**** SUPPLIED INFORMATION
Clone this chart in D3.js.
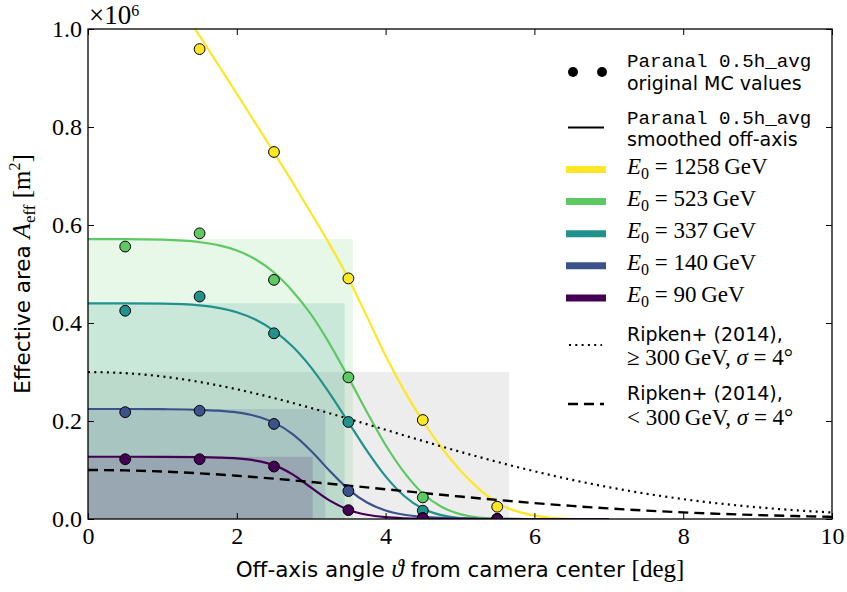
<!DOCTYPE html>
<html><head><meta charset="utf-8">
<script src="https://cdn.jsdelivr.net/npm/d3@7/dist/d3.min.js"></script>
<style>
body{margin:0;background:#fff}
svg{display:block}
</style>
</head><body>
<svg id="chart" width="847" height="592"></svg>
<script>
// ---- data (effective areas in units of 10^6 m^2, angles in deg) ----
const energies = ["1258", "523", "337", "140", "90"];
const colors = ["#fde725", "#5ec962", "#21918c", "#3b528b", "#440154"];

// off-axis angles of the original MC evaluations
const mcAngles = [0.5, 1.5, 2.5, 3.5, 4.5, 5.5];
const mc1258 = [1.06, 0.959, 0.749, 0.491, 0.202, 0.025];
const mc523  = [0.556, 0.583, 0.488, 0.289, 0.044, 0.0];
const mc337  = [0.425, 0.454, 0.379, 0.198, 0.017, 0.0];
const mc140  = [0.218, 0.221, 0.194, 0.057, 0.002, 0.0];
const mc90   = [0.122, 0.122, 0.107, 0.018, 0.0015, 0.0];

// smoothed off-axis effective area
const smoothAngles = [0, 0.5, 1, 1.5, 1.75, 2, 2.25, 2.5, 2.75, 3, 3.25, 3.5, 3.75, 4, 4.25, 4.5, 4.75, 5, 5.25, 5.5, 6, 6.5, 7];
const sm1258 = [1.18, 1.16, 1.09, 0.986, 0.927, 0.868, 0.808, 0.748, 0.687, 0.624, 0.560, 0.491, 0.413, 0.333, 0.262, 0.200, 0.146, 0.100, 0.062, 0.033, 0.007, 0.0, 0.0];
const sm523  = [0.571, 0.571, 0.570, 0.565, 0.559, 0.548, 0.530, 0.503, 0.465, 0.417, 0.357, 0.289, 0.218, 0.151, 0.095, 0.052, 0.025, 0.010, 0.003, 0.001, 0.0, 0.0, 0.0];
const sm337  = [0.440, 0.440, 0.4395, 0.436, 0.431, 0.422, 0.407, 0.384, 0.352, 0.309, 0.256, 0.1975, 0.139, 0.087, 0.047, 0.021, 0.008, 0.002, 0.0005, 0.0, 0.0, 0.0, 0.0];
const sm140  = [0.2245, 0.2245, 0.2241, 0.2229, 0.2211, 0.2175, 0.2103, 0.1967, 0.1733, 0.1388, 0.0979, 0.0606, 0.0338, 0.0175, 0.0087, 0.0043, 0.0021, 0.001, 0.0005, 0.0002, 0.0, 0.0, 0.0];
const sm90   = [0.127, 0.127, 0.1269, 0.1262, 0.1253, 0.1236, 0.1193, 0.1100, 0.0910, 0.0640, 0.0375, 0.0190, 0.0086, 0.0037, 0.0015, 0.0006, 0.0002, 0.0001, 0.0, 0.0, 0.0, 0.0, 0.0];

// plateau area and equivalent radius of each smoothed curve
const plateauArea   = [null, 0.571, 0.440, 0.2245, 0.127];
const plateauRadius = [null, 3.56, 3.45, 3.19, 3.02];

// Ripken+ (2014) Gaussian off-axis acceptance, sigma = 4 deg
const ripkenAngles = [0, 0.5, 1, 1.5, 2, 2.5, 3, 3.5, 4, 4.5, 5, 5.5, 6, 6.5, 7, 7.5, 8, 8.5, 9, 9.5, 10];
const ripkenHigh = [0.300, 0.2977, 0.2908, 0.2796, 0.2648, 0.2468, 0.2264, 0.2046, 0.1820, 0.1593, 0.1373, 0.1166, 0.0974, 0.0801, 0.0649, 0.0517, 0.0406, 0.0314, 0.0239, 0.0179, 0.0132];
const ripkenLow  = [0.100, 0.0992, 0.0969, 0.0932, 0.0883, 0.0823, 0.0755, 0.0682, 0.0607, 0.0531, 0.0458, 0.0389, 0.0325, 0.0267, 0.0216, 0.0172, 0.0135, 0.0105, 0.0080, 0.0060, 0.0044];
const ripkenHighRadius = 5.66;

const xTicks = [0, 2, 4, 6, 8, 10];
const yTicks = [0, 0.2, 0.4, 0.6, 0.8, 1.0];

// ---- layout ----
const SERIF = "'Liberation Serif', 'DejaVu Serif', serif";
const SANS = "'DejaVu Sans', 'Liberation Sans', sans-serif";
const MONO = "'Liberation Mono', 'DejaVu Sans Mono', monospace";
const plot = {left: 88, top: 29, right: 832, bottom: 519};

const svg = d3.select("#chart");
const x = d3.scaleLinear().domain([0, 10]).range([plot.left, plot.right]);
const y = d3.scaleLinear().domain([0, 1]).range([plot.bottom, plot.top]);

svg.append("defs").append("clipPath").attr("id", "plotclip")
  .append("rect").attr("x", plot.left).attr("y", plot.top)
  .attr("width", plot.right - plot.left).attr("height", plot.bottom - plot.top);

const mcSeries = [mc1258, mc523, mc337, mc140, mc90];
const smSeries = [sm1258, sm523, sm337, sm140, sm90];

const area = svg.append("g").attr("clip-path", "url(#plotclip)");

// equivalent-radius boxes
area.append("rect")
  .attr("x", x(0)).attr("y", y(ripkenHigh[0]))
  .attr("width", x(ripkenHighRadius) - x(0)).attr("height", y(0) - y(ripkenHigh[0]))
  .attr("fill", "#808080").attr("fill-opacity", 0.14);
energies.forEach((e, i) => {
  if (plateauArea[i] == null) return;
  area.append("rect")
    .attr("x", x(0)).attr("y", y(plateauArea[i]))
    .attr("width", x(plateauRadius[i]) - x(0)).attr("height", y(0) - y(plateauArea[i]))
    .attr("fill", colors[i]).attr("fill-opacity", 0.15);
});

const line = d3.line().x(d => x(d[0])).y(d => y(d[1])).curve(d3.curveMonotoneX);

// smoothed curves
energies.forEach((e, i) => {
  area.append("path")
    .attr("d", line(smoothAngles.map((a, j) => [a, smSeries[i][j]])))
    .attr("fill", "none").attr("stroke", colors[i]).attr("stroke-width", 2.2);
});

// Ripken curves
area.append("path")
  .attr("d", line(ripkenAngles.map((a, j) => [a, ripkenHigh[j]])))
  .attr("fill", "none").attr("stroke", "#000").attr("stroke-width", 2.2)
  .attr("stroke-dasharray", "2,4.3");
area.append("path")
  .attr("d", line(ripkenAngles.map((a, j) => [a, ripkenLow[j]])))
  .attr("fill", "none").attr("stroke", "#000").attr("stroke-width", 2.4)
  .attr("stroke-dasharray", "10,6");

// original MC points
energies.forEach((e, i) => {
  area.append("g").selectAll("circle")
    .data(mcAngles.map((a, j) => [a, mcSeries[i][j]]))
    .join("circle")
    .attr("cx", d => x(d[0])).attr("cy", d => y(d[1])).attr("r", 5.4)
    .attr("fill", colors[i]).attr("stroke", "#000").attr("stroke-width", 1);
});

// ---- axes ----
function styleAxis(g) {
  g.select(".domain").remove();
  g.selectAll(".tick line").attr("stroke", "#000").attr("stroke-width", 1);
  g.selectAll(".tick text").attr("font-family", SERIF).attr("font-size", 24).attr("fill", "#000");
}
svg.append("g").attr("transform", `translate(0,${plot.bottom})`)
  .call(d3.axisBottom(x).tickValues(xTicks).tickSize(-6).tickPadding(8).tickFormat(d3.format("d")))
  .call(styleAxis);
svg.append("g").attr("transform", `translate(0,${plot.top})`)
  .call(d3.axisTop(x).tickValues(xTicks).tickSize(-6).tickFormat(""))
  .call(styleAxis);
svg.append("g").attr("transform", `translate(${plot.left},0)`)
  .call(d3.axisLeft(y).tickValues(yTicks).tickSize(-6).tickPadding(6).tickFormat(d3.format(".1f")))
  .call(styleAxis);
svg.append("g").attr("transform", `translate(${plot.right},0)`)
  .call(d3.axisRight(y).tickValues(yTicks).tickSize(-6).tickFormat(""))
  .call(styleAxis);

svg.append("rect")
  .attr("x", plot.left).attr("y", plot.top)
  .attr("width", plot.right - plot.left).attr("height", plot.bottom - plot.top)
  .attr("fill", "none").attr("stroke", "#000").attr("stroke-width", 1.3);

// offset text
const off = svg.append("text").attr("x", 89).attr("y", 24)
  .attr("font-family", SERIF).attr("fill", "#000");
off.append("tspan").attr("font-size", 27).text("×10");
off.append("tspan").attr("font-size", 16).attr("dy", -8).text("6");

// axis labels
const xl = svg.append("text").attr("x", (plot.left + plot.right) / 2).attr("y", 577)
  .attr("text-anchor", "middle").attr("font-size", 21.5).attr("font-family", SANS);
xl.append("tspan").text("Off-axis angle ");
xl.append("tspan").attr("font-family", SERIF).attr("font-style", "italic").attr("font-size", 25).text("ϑ");
xl.append("tspan").text(" from camera center ");
xl.append("tspan").attr("font-family", SERIF).attr("font-size", 25).text("[deg]");

const yl = svg.append("text")
  .attr("transform", "translate(30,274) rotate(-90)")
  .attr("text-anchor", "middle").attr("font-size", 21.5).attr("font-family", SANS);
yl.append("tspan").text("Effective area ");
yl.append("tspan").attr("font-family", SERIF).attr("font-style", "italic").attr("font-size", 25).text("A");
yl.append("tspan").attr("font-family", SERIF).attr("font-size", 17).attr("dy", 5).text("eff");
yl.append("tspan").attr("font-family", SERIF).attr("font-size", 25).attr("dy", -5).text(" [m");
yl.append("tspan").attr("font-family", SERIF).attr("font-size", 16).attr("dy", -10).text("2");
yl.append("tspan").attr("font-family", SERIF).attr("font-size", 25).attr("dy", 10).text("]");

// ---- legend ----
const lg = svg.append("g");
const tx = 627, mx0 = 567, mx1 = 605;

function textLine(yy, parts) {
  const t = lg.append("text").attr("x", tx).attr("y", yy).attr("fill", "#000");
  parts.forEach(p => {
    const s = t.append("tspan").text(p.t)
      .attr("font-family", p.f || SANS).attr("font-size", p.s || 19);
    if (p.i) s.attr("font-style", "italic");
    if (p.dy) s.attr("dy", p.dy);
  });
}

// MC points entry
[573, 602].forEach(cx => lg.append("circle").attr("cx", cx).attr("cy", 72).attr("r", 5).attr("fill", "#000"));
textLine(66.5, [{t: "Paranal 0.5h_avg", f: MONO, s: 19.2}]);
textLine(90, [{t: "original MC values"}]);

// smoothed entry
lg.append("line").attr("x1", 568).attr("x2", 604).attr("y1", 127.5).attr("y2", 127.5)
  .attr("stroke", "#000").attr("stroke-width", 2.2);
textLine(123.5, [{t: "Paranal 0.5h_avg", f: MONO, s: 19.2}]);
textLine(146, [{t: "smoothed off-axis"}]);

// energies
energies.forEach((e, i) => {
  const yy = 169.5 + i * 32.1;
  lg.append("line").attr("x1", mx0 - 1).attr("x2", mx1 + 1).attr("y1", yy).attr("y2", yy)
    .attr("stroke", colors[i]).attr("stroke-width", 7);
  textLine(yy + 4.5, [
    {t: "E", f: SERIF, s: 23, i: true},
    {t: "0", f: SERIF, s: 16, dy: 5},
    {t: " = " + e + "\u2009GeV", f: SERIF, s: 23, dy: -5}
  ]);
});

// Ripken entries
lg.append("line").attr("x1", 569).attr("x2", 602).attr("y1", 345).attr("y2", 345)
  .attr("stroke", "#000").attr("stroke-width", 2.2).attr("stroke-dasharray", "2,4.3");
textLine(341, [{t: "Ripken+ (2014),"}]);
textLine(365, [
  {t: "≥ 300\u2009GeV, ", f: SERIF, s: 23},
  {t: "σ", f: SERIF, s: 23, i: true},
  {t: " = 4°", f: SERIF, s: 23}
]);
lg.append("line").attr("x1", 568).attr("x2", 604).attr("y1", 404).attr("y2", 404)
  .attr("stroke", "#000").attr("stroke-width", 2.4).attr("stroke-dasharray", "10,6");
textLine(400, [{t: "Ripken+ (2014),"}]);
textLine(424.5, [
  {t: "< 300\u2009GeV, ", f: SERIF, s: 23},
  {t: "σ", f: SERIF, s: 23, i: true},
  {t: " = 4°", f: SERIF, s: 23}
]);
</script>
</body></html>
********
DIRECTIVE: Up to and including the line with "0.018, 0.0015, 0.0];", copy the data above from its first line. Skip pictures.

FINISHED EXERCISE:
Clone this chart in D3.js.
<!DOCTYPE html>
<html><head><meta charset="utf-8">
<script src="https://cdn.jsdelivr.net/npm/d3@7/dist/d3.min.js"></script>
<style>
body{margin:0;background:#fff}
svg{display:block}
</style>
</head><body>
<svg id="chart" width="847" height="592"></svg>
<script>
// ---- data (effective areas in units of 10^6 m^2, angles in deg) ----
const energies = ["1258", "523", "337", "140", "90"];
const colors = ["#fde725", "#5ec962", "#21918c", "#3b528b", "#440154"];

// off-axis angles of the original MC evaluations
const mcAngles = [0.5, 1.5, 2.5, 3.5, 4.5, 5.5];
const mc1258 = [1.06, 0.959, 0.749, 0.491, 0.202, 0.025];
const mc523  = [0.556, 0.583, 0.488, 0.289, 0.044, 0.0];
const mc337  = [0.425, 0.454, 0.379, 0.198, 0.017, 0.0];
const mc140  = [0.218, 0.221, 0.194, 0.057, 0.002, 0.0];
const mc90   = [0.122, 0.122, 0.107, 0.018, 0.0015, 0.0];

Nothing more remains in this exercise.